Social care is in desperate need of widespread reform, but to protect the safety of our most vulnerable, Children’s long-term care needs specialist attention. Recently the Children’s commissioner called for urgent reform, which is now more than ever paramount, as ministers have pledged to eradicate the waiting times caused by the persistent backlog within Continuing Healthcare. Figures for the last quarter show that almost 500 children had been waiting for treatment for more than a year and although recent health policy has brought an increase in funding and staffing, it is believed that only 25% of those needing care actually receive it.
When deciding on the right long-term care for Children with complex health needs, it’s important for the patient to have their voice and to feel part of the process. Incorporating children and young people’s opinions brings a host of benefits to both improvement of the service of care and ensures that each and every person involved in the caregiving of the patient is given full transparency over their position within the process.
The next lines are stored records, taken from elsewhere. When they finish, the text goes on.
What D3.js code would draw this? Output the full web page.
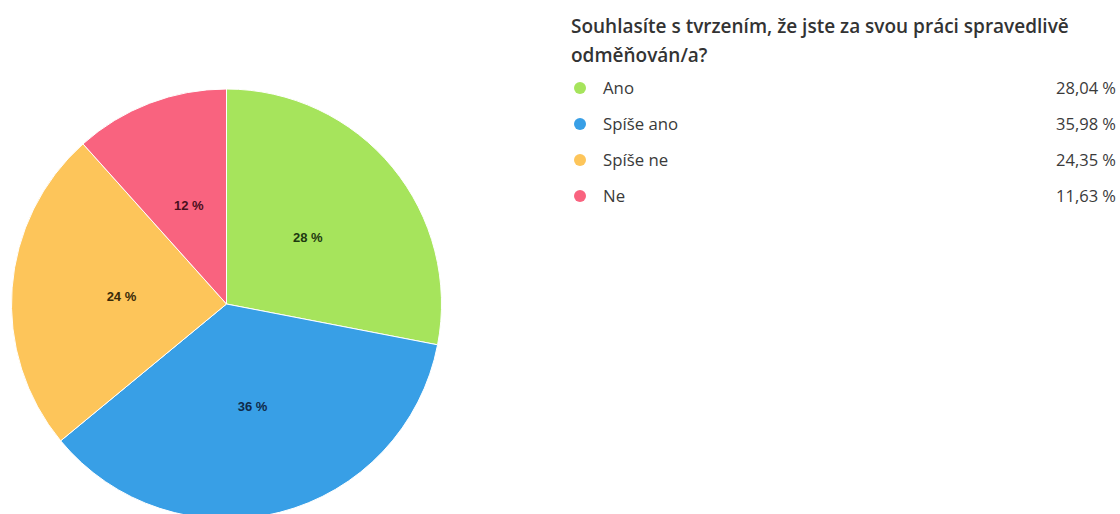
<!DOCTYPE html>
<html><head><meta charset="utf-8">
<script src="https://cdn.jsdelivr.net/npm/d3@7"></script>
<style>body{margin:0;background:#fff}svg{display:block}</style>
</head><body>
<svg id="c" width="1120" height="514"></svg>
<script>
const categories = ["Ano", "Spíše ano", "Spíše ne", "Ne"];
const values = [28.04, 35.98, 24.35, 11.63];
const pieLabels = ["28 %", "36 %", "24 %", "12 %"];
const valueLabels = ["28,04 %", "35,98 %", "24,35 %", "11,63 %"];
const colors = ["#a6e45c", "#389fe6", "#fdc55a", "#f9637f"];
const labelColors = ["#1e3a10", "#0f2a4a", "#3a2a08", "#4a0f1c"];
const titleLines = ["Souhlasíte s tvrzením, že jste za svou práci spravedlivě", "odměňován/a?"];

const svg = d3.select("#c");
const cx = 226.5, cy = 304, r = 215;
const data = categories.map((c, i) => ({c, v: values[i], i}));
const pie = d3.pie().sort(null).value(d => d.v);
const arc = d3.arc().innerRadius(0).outerRadius(r);
const labelArc = d3.arc().innerRadius(r * 0.49).outerRadius(r * 0.49);
const g = svg.append("g").attr("transform", `translate(${cx},${cy})`);
const arcs = pie(data);
g.selectAll("path").data(arcs).join("path")
  .attr("d", arc).attr("fill", d => colors[d.data.i])
  .attr("stroke", "#fff").attr("stroke-width", 1);
g.selectAll("text").data(arcs).join("text")
  .attr("transform", d => `translate(${labelArc.centroid(d)})`)
  .attr("text-anchor", "middle").attr("dy", "0.35em")
  .attr("font-family", "Liberation Sans, Arial, sans-serif")
  .attr("font-weight", "bold").attr("font-size", 13)
  .attr("fill", d => labelColors[d.data.i])
  .text(d => pieLabels[d.data.i]);

const tf = "'Open Sans', sans-serif";
svg.selectAll("text.title").data(titleLines).join("text").attr("class", "title")
  .attr("x", 571).attr("y", (d, i) => 33 + i * 29)
  .attr("font-family", tf).attr("font-weight", 600).attr("font-size", 19)
  .attr("fill", "#333").text(d => d);

const y = d3.scalePoint().domain(categories).range([88, 196]);
const lg = svg.append("g");
const rows = lg.selectAll("g").data(data).join("g")
  .attr("transform", d => `translate(0,${y(d.c)})`);
rows.append("circle").attr("cx", 580).attr("cy", 0).attr("r", 6).attr("fill", d => colors[d.i]);
rows.append("text").attr("x", 603).attr("dy", "0.35em")
  .attr("font-family", tf).attr("font-size", 16.8).attr("fill", "#3a3a3a").text(d => d.c);
rows.append("text").attr("x", 1116).attr("dy", "0.35em").attr("text-anchor", "end")
  .attr("font-family", tf).attr("font-size", 16.5).attr("fill", "#3a3a3a").text(d => valueLabels[d.i]);
</script>
</body></html>
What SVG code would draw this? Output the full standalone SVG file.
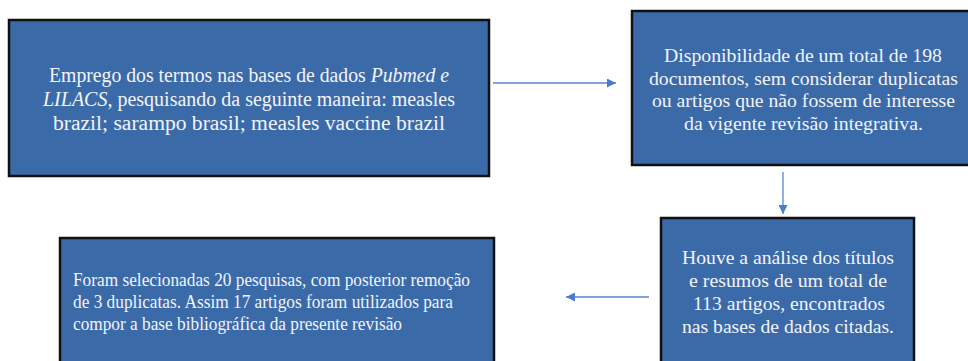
<svg xmlns="http://www.w3.org/2000/svg" width="968" height="361" viewBox="0 0 968 361">
<style>
.box{fill:#3B6AA8;stroke:#111;stroke-width:2.5}
.t{font-family:"Liberation Serif","Times New Roman",serif;font-size:19.5px;fill:#F2F4F8}
.b1{font-size:20.5px}
.b4{font-size:18px}
.c{text-anchor:middle}
.edge{stroke:#5585CF;stroke-width:1.3;fill:none;marker-end:url(#ah)}
</style>
<defs>
<marker id="ah" viewBox="0 0 10 10" refX="10" refY="5" markerWidth="10" markerHeight="9" markerUnits="userSpaceOnUse" orient="auto">
<path d="M0,0 L10,5 L0,10 Z" fill="#4A7CCB"/>
</marker>
</defs>
<rect width="968" height="361" fill="#fff"/>
<g id="n1">
<rect class="box" x="9" y="20" width="480" height="156"/>
<text class="t b1" x="49" y="82" textLength="400" lengthAdjust="spacingAndGlyphs">Emprego dos termos nas bases de dados <tspan font-style="italic">Pubmed e</tspan></text>
<text class="t b1" x="43" y="106" textLength="412" lengthAdjust="spacingAndGlyphs"><tspan font-style="italic">LILACS</tspan>, pesquisando da seguinte maneira: measles</text>
<text class="t b1" x="53" y="130" textLength="392" lengthAdjust="spacingAndGlyphs">brazil; sarampo brasil; measles vaccine brazil</text>
</g>
<g id="n2">
<rect class="box" x="632" y="11" width="340" height="154"/>
<text class="t" x="664" y="62" textLength="278" lengthAdjust="spacingAndGlyphs">Disponibilidade de um total de 198</text>
<text class="t" x="649" y="85" textLength="309" lengthAdjust="spacingAndGlyphs">documentos, sem considerar duplicatas</text>
<text class="t" x="652" y="107" textLength="303" lengthAdjust="spacingAndGlyphs">ou artigos que não fossem de interesse</text>
<text class="t" x="684" y="130" textLength="239" lengthAdjust="spacingAndGlyphs">da vigente revisão integrativa.</text>
</g>
<g id="n3">
<rect class="box" x="661" y="218" width="253" height="150"/>
<text class="t" x="682" y="264" textLength="212" lengthAdjust="spacingAndGlyphs">Houve a análise dos títulos</text>
<text class="t" x="689" y="287" textLength="198" lengthAdjust="spacingAndGlyphs">e resumos de um total de</text>
<text class="t" x="693" y="310" textLength="192" lengthAdjust="spacingAndGlyphs">113 artigos, encontrados</text>
<text class="t" x="682" y="333" textLength="212" lengthAdjust="spacingAndGlyphs">nas bases de dados citadas.</text>
</g>
<g id="n4">
<rect class="box" x="60" y="238" width="434" height="130"/>
<text class="t b4" x="73" y="286" textLength="397" lengthAdjust="spacingAndGlyphs">Foram selecionadas 20 pesquisas, com posterior remoção</text>
<text class="t b4" x="73" y="308" textLength="380" lengthAdjust="spacingAndGlyphs">de 3 duplicatas. Assim 17 artigos foram utilizados para</text>
<text class="t b4" x="73" y="330" textLength="329" lengthAdjust="spacingAndGlyphs">compor a base bibliográfica da presente revisão</text>
</g>
<g id="edges">
<line class="edge" x1="493" y1="83" x2="616" y2="83"/>
<line class="edge" x1="783" y1="172" x2="783" y2="214"/>
<line class="edge" x1="649" y1="297" x2="566" y2="297"/>
</g>
</svg>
To achieve this, it’s important to digitise the process, give patients and their caregivers more visibility of the care pathway and capture the young person’s healthcare journey from the first point of contact of the medical support that they encounter.
However, there is a bigger underlying issue. For patients and their families using the system, it can be incredibly frustrating and difficult to access information or updates on their position within the process.
The Continuing Care process can be complex and confusing at an already stressful time for patients and families. Family members play an important role in the process. By providing transparency simplifying the process, delivering service efficiencies, and enabling access to patients and families, we can develop a positive relationship and create a culture of inclusivity that is beneficial to support quality care as well as family and provider cohesiveness and most importantly improve patient safety.
There are often administration issues within the NHS due to outdated systems, particularly around data and the quality of data entry on application forms. Often data at the point of entry isn’t right, which allows for errors to grow. To create quality data pathways that can support the workflow of each of these services, we need to digitise them and bring everything up to the same standard.
Digitisation can support the aim of Integrated Care Systems (ICS) responsible for Children’s Services to improve Continuing Care services by providing a better joined up framework of professionals working together to support the needs of patients looking to access services, such as information, updates and communications online.
The availability of solutions that digitise the entire Continuing Care process means that there’s a real opportunity to share crucial patient information between all the professionals involved, the families and the patients.
A digital end-to-end Continuing Care solution provides optimal patient outcomes and user experience by driving increased productivity via workflow processes which speed up the decision-making process. Information flows seamlessly between processes, reducing duplication and human error. The self-service portals give both patients and providers the opportunity to digitally interact in real-time with the NHS regarding their stage in the Continuing Care process.
There are many benefits to digitising Continuing Care that will provide efficiencies and improve the interoperability of different systems across different areas of health and social care, something critical to the success of an ICS. For example:
Workflow Efficiencies – Digital referrals cut down on paperwork, reduce errors and lost information, and support a standardised approach. It provides the ability to streamline processes through optimised Continuing Care pathways. This ensures a more efficient use of NHS resources.
Transparency – Moving to a digital model speeds up the decision-making process. Digital channels support quicker and better communication and greater involvement of patients and their representatives in their care. It promotes remote and agile working; virtual multidisciplinary teams remove the need for professionals to be in the same place at the same time, which offers more flexibility for staff and results in quicker assessments. It also improves enhanced communication with providers by keeping data more relevant and up to date. In turn this reduces overpayments and invoice queries, which speeds up correct payments to care providers.
Integration – it encourages interoperability, something that is vital when ensuring records are up to date across every department. For example, it’s prudent to use a system that can be connected to other electronic patient records or systems such as the NHS Spine or EMIS.
As with all digital efficiency within the NHS, it’s not just about ‘the technology.’ The key thing to consider is how we can change the culture and start to deliver better outcomes and efficiencies.
Innovation requires investment in not just technology but in truly listening to the needs of children and their families who have a touchpoint with the service.
By bringing these services into a digitised system, we can create a better patient experience – as well as better outcomes for everyone that has a touch point with this service – an experience that goes back to the core roots of our NHS; to help people with dignity and empathy.